Quentin, Ben, and Radar begin to follow Margo's clues in this section. The fact that Margo leaves clues at all when she runs away (and has done so in times previous, like with the M, I, S, and P alphabet soup) seems to point to her wanting to be found. Though everyone at school seems to find her escapes mature, daring, and mysterious, the fact that she leaves clues makes it a childish act of hide-and-seek. However, this time is different - her age prevents her parents from looking for her this time, since she is not a minor anymore. Quentin, who is still a child in many ways and still remembers Margo that way, is the one who consents to play seeker this time.
As Quentin's teacher will note in the next section, Margo's clues seem somewhat hurried and less than inspired. Though Quentin, Ben, and Radar use Omnictionary to look up the figures she leads them to - Woody Guthrie, Walt Whitman, etc. - she uses their works only to bounce from one clue to the next. Quentin continues to read clues deeper than she intended when, for the rest of the story, he pores over Leaves of Grass when she only intended it to be read and used in the most literal sense.
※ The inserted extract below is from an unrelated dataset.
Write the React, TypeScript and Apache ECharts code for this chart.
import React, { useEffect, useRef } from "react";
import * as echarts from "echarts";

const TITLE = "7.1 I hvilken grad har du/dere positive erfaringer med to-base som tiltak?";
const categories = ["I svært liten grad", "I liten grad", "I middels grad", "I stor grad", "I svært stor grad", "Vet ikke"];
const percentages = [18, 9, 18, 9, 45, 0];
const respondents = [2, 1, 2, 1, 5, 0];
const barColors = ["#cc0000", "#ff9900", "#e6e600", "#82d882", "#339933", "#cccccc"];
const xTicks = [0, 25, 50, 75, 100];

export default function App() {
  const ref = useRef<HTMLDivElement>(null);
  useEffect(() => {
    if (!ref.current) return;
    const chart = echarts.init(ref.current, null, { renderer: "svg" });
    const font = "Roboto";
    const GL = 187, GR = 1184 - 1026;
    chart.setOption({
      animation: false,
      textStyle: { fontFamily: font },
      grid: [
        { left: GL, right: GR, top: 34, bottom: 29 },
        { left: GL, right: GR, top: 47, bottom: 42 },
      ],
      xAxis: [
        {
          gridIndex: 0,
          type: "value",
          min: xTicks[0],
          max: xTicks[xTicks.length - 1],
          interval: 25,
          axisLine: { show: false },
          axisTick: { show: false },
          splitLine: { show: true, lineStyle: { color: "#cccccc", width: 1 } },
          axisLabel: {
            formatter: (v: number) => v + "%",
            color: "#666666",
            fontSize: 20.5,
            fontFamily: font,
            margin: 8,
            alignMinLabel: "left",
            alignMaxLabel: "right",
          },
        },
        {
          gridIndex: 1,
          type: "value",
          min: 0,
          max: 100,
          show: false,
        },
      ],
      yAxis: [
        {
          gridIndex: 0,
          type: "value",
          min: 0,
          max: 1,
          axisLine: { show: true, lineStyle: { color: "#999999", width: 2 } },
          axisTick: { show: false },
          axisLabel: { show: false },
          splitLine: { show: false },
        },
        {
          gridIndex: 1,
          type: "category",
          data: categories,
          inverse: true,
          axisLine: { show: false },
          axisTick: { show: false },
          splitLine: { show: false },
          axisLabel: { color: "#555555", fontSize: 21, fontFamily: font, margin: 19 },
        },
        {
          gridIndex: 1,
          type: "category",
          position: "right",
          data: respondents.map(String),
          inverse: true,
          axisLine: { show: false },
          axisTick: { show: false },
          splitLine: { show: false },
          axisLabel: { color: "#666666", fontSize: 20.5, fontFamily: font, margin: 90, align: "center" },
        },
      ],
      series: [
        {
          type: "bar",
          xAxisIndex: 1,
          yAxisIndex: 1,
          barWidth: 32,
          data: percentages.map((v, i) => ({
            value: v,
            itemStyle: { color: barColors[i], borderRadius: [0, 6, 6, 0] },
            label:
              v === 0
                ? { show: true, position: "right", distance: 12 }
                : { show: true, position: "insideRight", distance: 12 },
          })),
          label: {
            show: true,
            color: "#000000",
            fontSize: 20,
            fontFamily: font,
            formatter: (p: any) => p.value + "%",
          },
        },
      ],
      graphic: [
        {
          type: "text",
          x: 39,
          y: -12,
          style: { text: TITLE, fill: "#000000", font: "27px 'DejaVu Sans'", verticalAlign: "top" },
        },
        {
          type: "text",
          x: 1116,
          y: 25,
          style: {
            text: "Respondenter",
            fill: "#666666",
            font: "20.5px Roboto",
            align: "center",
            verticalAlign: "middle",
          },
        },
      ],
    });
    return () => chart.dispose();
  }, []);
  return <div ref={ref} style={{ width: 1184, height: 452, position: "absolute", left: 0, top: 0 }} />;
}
The character Ruthie, Margo's younger sister, only appears a few times in the book, but has a point. Ruthie can be seen as a double for Margo's young self; like Margo she seems self-assured - she is not scared of her parents or intruding older boys. However, Margo does not use this similarity to take special care of Ruthie. Margo leaves Ruthie each time she runs away and Ruthie copes by involving herself in the investigation scheme of older kids, though only when useful to them. A reader, especially an adult reader, might blame lack of parenting for Margo's acting out, and what Green presents us in Ruthie is a chance to see another example of family effects - a younger daughter who has not yet run away, but has gotten perhaps too used to an unstable family situation.